If Ukraine becomes a NATO member, Russia will be forced to take adequate measures in return. Russia’s Foreign Affairs Ministry released a statement in connection with a letter from the Ukrainian administration to include Ukraine in NATO Membership Action Plan.
“We believe that any country is free to independently choose a way to guarantee its own security, including the expansion of ties with military and political structures,” the statement from Russia’s Foreign Ministry said. “However, the new radical expansion of NATO may lead to serious military and political changes which will inevitably touch upon Russia’s security interests,” it continued.
The ministry reminded that Russia and Ukraine have been practicing friendly bilateral relations documented in the Treaty on Friendship, Cooperation and Partnership signed in 1997. According to the treaty, the two countries refrain from participating or supporting any actions that could damage their security.
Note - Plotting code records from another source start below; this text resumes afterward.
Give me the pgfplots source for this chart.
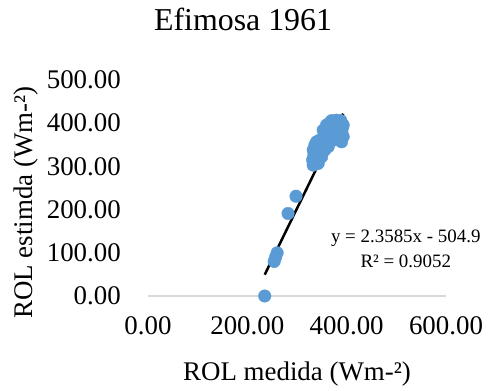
\documentclass[border=0pt]{standalone}
\usepackage{pgfplots}
\pgfplotsset{compat=1.18}
\usepackage{fontspec}
\setmainfont{Liberation Serif}
\definecolor{exblue}{HTML}{5B9BD5}
\definecolor{axgray}{HTML}{D9D9D9}
\begin{document}
\begin{tikzpicture}[x=1bp,y=1bp]
\useasboundingbox (0,0) rectangle (491,390);
\begin{axis}[
  at={(148bp,94bp)}, anchor=south west,
  scale only axis, width=298bp, height=216bp,
  xmin=0, xmax=600, ymin=0, ymax=500,
  xtick={0,200,400,600}, ytick={0,100,200,300,400,500},
  clip=false,
  axis line style={draw=none},
  tick style={draw=none},
  /pgf/number format/assume math mode=true,
  /pgf/number format/.cd, fixed, fixed zerofill, precision=2, 1000 sep={},
  /pgfplots/.cd,
  ticklabel style={font=\fontsize{27}{32}\selectfont},
  xticklabel style={anchor=center, yshift=-30bp},
  yticklabel style={anchor=east, inner sep=0pt, xshift=-27bp},
  title={Efimosa 1961},
  title style={at={(axis description cs:0.319,1.255)}, anchor=center, font=\fontsize{32}{38}\selectfont},
  xlabel={ROL medida (Wm-²)},
  xlabel style={at={(axis description cs:0.5,-0.36)}, anchor=center, font=\fontsize{27}{32}\selectfont},
  ylabel={ROL estimda (Wm-²)},
  ylabel style={at={(axis description cs:-0.409,0.433)}, anchor=center, font=\fontsize{27}{32}\selectfont},
]
\draw[axgray, line width=1.2pt] (axis cs:0,0) -- (axis cs:600,0);
\addplot[only marks, mark=*, mark size=6.3pt, mark options={fill=exblue, draw=exblue}] coordinates {
(235,0)
(254,80) (257,90) (260,100)
(282,191) (298,231)
(332.6,303) (331.4,314.8) (334,326) (332.6,338) (336,349.5) (339.4,357) (346,361)
(336,330) (342.7,345.6) (352.7,349.5) (356,338) (349.5,322) (342.7,307)
(359.5,361) (366,368.8) (362.8,345.6)
(352.7,384) (359.5,395.8) (366,401) (369.6,405.8) (379.6,407) (388.3,405.8)
(389.7,399.7) (391.7,390.5) (390.3,380) (393,368.8) (386.3,376.6) (379.6,388)
(372.9,395.8) (366,376.6) (359.5,368.8) (372.9,361) (383,365) (389.7,357)
(376.3,372.7) (386.3,399.7) (366,392) (393,395.8)
};
\addplot[black, line width=2.5bp] coordinates {(235,49.35) (393,421.99)};
\node[align=center, font=\fontsize{19}{25}\selectfont] at (axis cs:519,110) {y = 2.3585x - 504.9\\R² = 0.9052};
\end{axis}
\end{tikzpicture}
\end{document}
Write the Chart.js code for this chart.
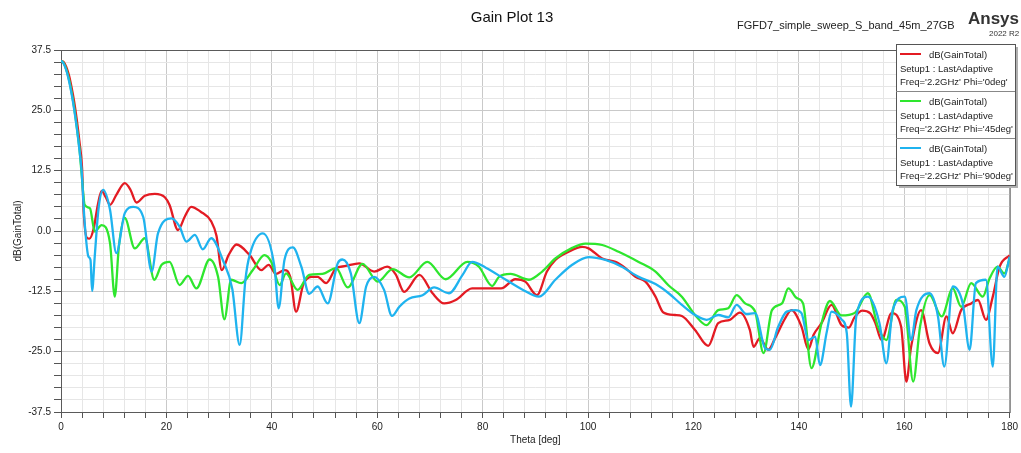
<!DOCTYPE html>
<html>
<head>
<meta charset="utf-8">
<title>Gain Plot 13</title>
<script src="https://cdn.jsdelivr.net/npm/chart.js@4.4.0/dist/chart.umd.min.js"></script>
<style>
  html, body { margin: 0; padding: 0; background: #fff; }
  #wrap { position: relative; width: 1021px; height: 453px; }
</style>
</head>
<body>
<div id="wrap"><canvas id="grafico" width="1021" height="453"></canvas></div>
<script>
// datos (Theta en grados, ganancia en dB)
const thetaRojo = [0, 0.5, 1, 1.5, 2, 2.5, 3, 3.5, 4, 4.3, 4.9, 5.4, 6.2, 7, 7.7, 8.5, 9.3, 10.5, 12.1, 13.2, 14.3, 15.9, 17.8, 19.7, 20.6, 22.2, 23.5, 24.7, 26.5, 28.5, 29.5, 30.5, 31.8, 33.3, 35.8, 38, 39.4, 40.8, 42.4, 43.5, 44.6, 46, 47.5, 48.7, 50.3, 52.2, 53.8, 56.6, 59.4, 61.9, 63.5, 65.1, 68, 70.5, 72.7, 74.9, 78, 80.6, 83.5, 86.2, 88.1, 90.3, 92.2, 93.8, 96.3, 98.9, 100.1, 102.7, 105.2, 107.1, 109, 110.9, 112.8, 114.3, 116.5, 117.8, 120.3, 122.8, 124.7, 126.9, 128.8, 130.7, 131.4, 132.6, 134.2, 135.5, 137.4, 138.6, 140.5, 141.8, 142.8, 144.3, 146.2, 148.1, 149.5, 150.5, 152, 153.5, 154.5, 155.7, 157.6, 159.4, 160.4, 161.3, 163.2, 164.8, 166.4, 168, 169.2, 170.8, 172.7, 174, 175.5, 176.8, 178.1, 180];
const gainRojo = [35.3, 35.0, 34.0, 32.3, 29.8, 26.8, 23.0, 18.5, 13.0, 4.0, -1.4, -1.6, 0.5, 5.5, 8.3, 7.0, 5.4, 7.5, 9.9, 8.5, 5.9, 7.3, 7.7, 7.0, 5.4, 0.2, 3.0, 5.0, 4.0, 2.0, -1.0, -8.1, -5.0, -2.8, -5.0, -8.1, -7.0, -8.9, -8.1, -9.5, -16.7, -11.0, -9.5, -9.5, -10.8, -7.7, -7.3, -6.7, -8.4, -7.4, -9.0, -12.6, -9.1, -12.9, -15.0, -14.3, -11.9, -11.9, -11.9, -10.0, -10.5, -13.3, -8.4, -6.0, -4.3, -3.3, -3.6, -5.7, -6.4, -7.7, -9.5, -10.5, -13.6, -16.9, -17.4, -17.6, -20.5, -23.8, -19.1, -18.4, -16.9, -20.5, -24.0, -22.2, -24.6, -22.2, -18.1, -16.4, -19.8, -24.5, -21.5, -19.1, -15.3, -19.5, -20.0, -18.0, -16.5, -17.0, -19.0, -22.6, -17.0, -19.8, -31.2, -24.0, -16.4, -23.3, -25.3, -17.7, -21.2, -16.4, -15.0, -14.3, -18.4, -13.6, -7.4, -5.0];

const thetaVerde = [0, 0.5, 1, 1.5, 2, 2.5, 3, 3.5, 3.9, 4.5, 5.5, 6.4, 7.7, 9.3, 10.2, 11, 12.1, 14, 15.9, 17.7, 19.1, 20.6, 22.5, 24.1, 25.7, 28.2, 29.8, 31, 32.3, 34.2, 36.4, 38.6, 39.9, 41.5, 42.7, 44.9, 47.1, 49.6, 52.2, 54.4, 57.2, 60.1, 62.9, 66.1, 69.5, 73, 77.1, 79.3, 81.8, 83.1, 85.3, 88.8, 91.3, 93.8, 97, 99.5, 102.7, 105.8, 109.6, 112.8, 115.3, 117.8, 120.3, 122.5, 124.7, 126.6, 128.2, 129.8, 131.7, 133.3, 134.9, 136.8, 138, 139.6, 140.8, 142.4, 144.3, 145.9, 148.1, 150.6, 153.1, 155, 156.6, 158.5, 160.1, 161.7, 163, 164.8, 167.1, 169.2, 170.8, 172.7, 174.9, 176.2, 177.7, 179, 180];
const gainVerde = [35.3, 34.8, 33.5, 31.5, 28.8, 25.5, 21.5, 17.0, 12.0, 5.4, 4.7, -0.1, 1.2, -2.5, -13.6, -3.0, 2.7, -3.6, -1.5, -10.1, -7.0, -6.4, -11.2, -9.3, -11.9, -5.9, -9.5, -18.3, -10.1, -10.8, -8.1, -5.0, -6.4, -11.2, -8.8, -12.2, -9.1, -8.9, -7.7, -11.7, -6.8, -10.5, -7.9, -9.6, -6.4, -10.0, -6.4, -7.4, -11.4, -9.5, -8.9, -10.1, -8.4, -5.7, -3.5, -2.6, -2.9, -4.3, -6.4, -8.4, -11.3, -13.6, -17.4, -19.5, -16.4, -16.0, -13.3, -15.0, -16.7, -25.3, -16.4, -15.0, -11.9, -13.9, -15.0, -28.4, -19.1, -14.5, -17.5, -17.0, -12.9, -19.8, -22.6, -14.3, -15.7, -31.2, -19.8, -13.3, -17.7, -11.9, -15.7, -10.8, -13.6, -9.8, -7.4, -8.8, -5.7];

const thetaAzul = [0, 0.5, 1, 1.5, 2, 2.5, 3, 3.5, 3.9, 4.5, 5.2, 5.6, 5.9, 6.4, 7.1, 8.0, 9.3, 10.5, 12.1, 13.7, 15.6, 17.2, 18.4, 21, 22.5, 23.8, 25.4, 26.9, 28.5, 30.7, 32.5, 33.9, 35.0, 35.8, 38.3, 40.5, 41.3, 42.4, 44, 45.6, 47.1, 48.7, 50.6, 52.5, 53.4, 55, 56.6, 57.9, 59.4, 61.3, 62.8, 64.2, 66.1, 68.6, 70.8, 73.6, 76.2, 78, 80.6, 84.4, 87.5, 90.7, 93.8, 97, 100.1, 103.3, 106.4, 109.6, 112.8, 115.3, 117.8, 120.3, 122.5, 124.7, 126.6, 128.2, 130, 131.7, 133.6, 134.5, 136.1, 137.7, 139.3, 140.5, 141.8, 143.1, 144, 145.3, 146.2, 148.1, 149.1, 149.9, 150.9, 153.1, 155.3, 156.6, 157.8, 160.1, 161.3, 162.3, 164.8, 166.4, 167.6, 169.2, 171.1, 172.4, 173.6, 175.5, 176.8, 177.7, 179, 180];
const gainAzul = [35.3, 34.7, 33.3, 31.2, 28.5, 25.2, 21.3, 16.8, 12.6, 1.6, -5.3, -6.0, -12.4, -5.3, 4.4, 8.5, 4.4, -4.6, 3.7, 5.0, 2.9, -8.4, -0.5, 2.6, 0.9, -2.2, -0.8, -3.8, -1.5, -6.0, -12.0, -23.6, -10.0, -5.0, -0.5, -7.4, -16.0, -6.0, -3.4, -7.4, -13.0, -11.5, -15.0, -6.7, -5.9, -8.8, -19.1, -11.5, -9.5, -12.2, -17.6, -15.7, -14.0, -13.3, -11.7, -12.9, -9.1, -6.4, -7.6, -10.1, -12.1, -13.6, -10.1, -7.0, -5.4, -6.0, -7.4, -9.5, -11.0, -12.9, -15.3, -17.4, -18.4, -17.4, -17.9, -15.3, -17.2, -17.0, -24.3, -24.6, -19.8, -16.7, -16.4, -17.0, -22.6, -21.9, -27.8, -20.9, -16.7, -18.3, -21.2, -36.4, -17.7, -13.6, -19.1, -27.4, -16.4, -13.6, -22.6, -16.4, -12.9, -17.7, -28.1, -11.5, -15.0, -24.6, -10.8, -10.1, -28.1, -7.4, -9.5, -5.3];

// leyenda
const nombreSerie = "dB(GainTotal)";
const setupTexto = "Setup1 : LastAdaptive";
const freqTextos = ["Freq='2.2GHz' Phi='0deg'", "Freq='2.2GHz' Phi='45deg'", "Freq='2.2GHz' Phi='90deg'"];
const colores = ["#e31b23", "#2ee62e", "#1fb3ef"];

const FUENTE = "'Liberation Sans', Arial, sans-serif";

function puntos(xs, ys) {
  return xs.map((x, i) => ({ x: x, y: ys[i] }));
}

const series = [puntos(thetaRojo, gainRojo), puntos(thetaVerde, gainVerde), puntos(thetaAzul, gainAzul)];

// titulos, marco y leyenda
const extras = {
  id: "extras",
  beforeDatasetsDraw(chart) {
    const { ctx, chartArea: a } = chart;
    ctx.save();
    ctx.strokeStyle = "#5a5a5a";
    ctx.lineWidth = 1;
    ctx.strokeRect(a.left + 0.5, a.top + 0.5, a.right - a.left, a.bottom - a.top);
    ctx.restore();
  },
  afterDraw(chart) {
    const ctx = chart.ctx;
    ctx.save();
    ctx.fillStyle = "#111";
    ctx.textBaseline = "middle";

    ctx.font = "15px " + FUENTE;
    ctx.textAlign = "center";
    ctx.fillText("Gain Plot 13", 512, 18);

    ctx.font = "11px " + FUENTE;
    ctx.textAlign = "left";
    ctx.fillStyle = "#222";
    ctx.fillText("FGFD7_simple_sweep_S_band_45m_27GB", 737, 26, 226);

    ctx.font = "bold 17px " + FUENTE;
    ctx.fillStyle = "#333";
    ctx.fillText("Ansys", 968, 19);
    ctx.font = "8px " + FUENTE;
    ctx.fillText("2022 R2", 989, 34);

    // caja de leyenda
    const lx = 896, ly = 44, lw = 119, lh = 141;
    ctx.fillStyle = "#b0b0b0";
    ctx.fillRect(lx + 3, ly + 3, lw, lh);
    ctx.fillStyle = "#fff";
    ctx.fillRect(lx, ly, lw, lh);
    ctx.strokeStyle = "#555";
    ctx.lineWidth = 1;
    ctx.strokeRect(lx + 0.5, ly + 0.5, lw, lh);

    ctx.font = "9.5px " + FUENTE;
    colores.forEach((c, i) => {
      const y0 = ly + i * 47;
      if (i > 0) {
        ctx.strokeStyle = "#888";
        ctx.beginPath();
        ctx.moveTo(lx, y0 + 0.5);
        ctx.lineTo(lx + lw, y0 + 0.5);
        ctx.stroke();
      }
      ctx.strokeStyle = c;
      ctx.lineWidth = 2;
      ctx.beginPath();
      ctx.moveTo(900, y0 + 10);
      ctx.lineTo(921, y0 + 10);
      ctx.stroke();
      ctx.lineWidth = 1;
      ctx.fillStyle = "#222";
      ctx.textAlign = "left";
      ctx.fillText(nombreSerie, 929, y0 + 11);
      ctx.fillText(setupTexto, 900, y0 + 25, 112);
      ctx.fillText(freqTextos[i], 900, y0 + 38, 113);
    });
    ctx.restore();
  },
};

new Chart(document.getElementById("grafico"), {
  type: "line",
  data: {
    datasets: colores.map((c, i) => ({
      label: nombreSerie + " " + freqTextos[i],
      data: series[i],
      borderColor: c,
      backgroundColor: c,
      borderWidth: 2.3,
      pointRadius: 0,
      cubicInterpolationMode: "monotone",
      fill: false,
      order: 3 - i,
    })),
  },
  options: {
    responsive: false,
    devicePixelRatio: 1,
    animation: false,
    layout: { padding: { top: 50, right: 9, left: 0, bottom: 0 } },
    plugins: { legend: { display: false }, title: { display: false }, tooltip: { enabled: false } },
    scales: {
      x: {
        type: "linear",
        min: 0,
        max: 180,
        afterFit: (s) => { s.height = 41; },
        border: { display: false },
        grid: {
          color: (c) => (c.tick && c.tick.value % 20 === 0 ? "#c9c9c9" : "#e6e6e6"),
          tickColor: "#555",
          tickLength: 6,
        },
        ticks: {
          stepSize: 4,
          autoSkip: false,
          maxRotation: 0,
          padding: 3,
          color: "#222",
          font: { family: FUENTE, size: 10 },
          callback: (v) => (v % 20 === 0 ? String(v) : ""),
        },
        title: {
          display: true,
          text: "Theta [deg]",
          color: "#222",
          font: { family: FUENTE, size: 10 },
          padding: { top: 7, bottom: 7 },
        },
      },
      y: {
        min: -37.5,
        max: 37.5,
        afterFit: (s) => { s.width = 61; },
        border: { display: false },
        grid: {
          color: (c) => (c.tick && Math.abs(c.tick.value % 12.5) < 1e-6 ? "#c9c9c9" : "#e6e6e6"),
          tickColor: "#555",
          tickLength: 7,
        },
        ticks: {
          stepSize: 2.5,
          autoSkip: false,
          padding: 3,
          color: "#222",
          font: { family: FUENTE, size: 10 },
          callback: (v) => (Math.abs(v % 12.5) < 1e-6 ? v.toFixed(1) : ""),
        },
        title: {
          display: true,
          text: "dB(GainTotal)",
          color: "#222",
          font: { family: FUENTE, size: 10 },
          padding: { top: 12, bottom: 12 },
        },
      },
    },
  },
  plugins: [extras],
});
</script>
</body>
</html>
In this connection, a possible integration of Ukraine into NATO will seriously complicate Russian-Ukrainian relations. “The Russian administration is led to believe that the current Ukrainian administration views its NATO membership as an alternative to friendly ties with the Russian Federation.
Russia diplomatically tried to warn Ukraine not to sit on the fence. However, Kiev showed a hysterical reaction to the statement from Russia’s Foreign Ministry. Oleg Bilorus, the chairman of Ukraine’s Parliamentary Committee for Foreign Affairs, said that Ukraine as a sovereign state was entitled to join various international organizations like NATO or the WTO. The official urged the Foreign Ministry of Ukraine to release a reciprocal statement.
Furthermore, Oleg Bilorus said that Russia was taking an “irresponsibly absurd action” threatening Ukraine with a “two-sided joke.” The official stated that Russia was a de-factor NATO member and had no right to put obstacles on the way of the free Ukrainian nation.
It is worthy of note that the majority of Ukrainians stand against the idea of joining the North Atlantic Alliance.
In the meantime, opposition lawmakers blocked the work of the Ukrainian parliament protesting against government’s efforts about NATO membership.
The above-mentioned letter, signed by Yushchenko, Prime Minister Yulia Tymoshenko and Parliament Speaker Arseniy Yatsenyuk, asked that Ukraine's bid for the Membership Action Plan be considered at a NATO meeting in Romania in April.
But the Russia-friendly opposition Party of Regions - the largest faction in the 450-seat Supreme Rada (the Ukrainian parliament) - said the move was inappropriate, and lawmakers angrily swarmed the parliament hall's main podium, halting the chamber's work.
"The powers-that-be ignored the people's will and made a decision on an issue that should be made only by the Ukrainian people following a public discussion," Olena Lukash, a senior member of Party of Regions, said in a statement.
A survey of 2,012 Ukrainians taken in December found that 58.9 percent opposed NATO membership, while 21 percent favored it. The rest of respondents were undecided.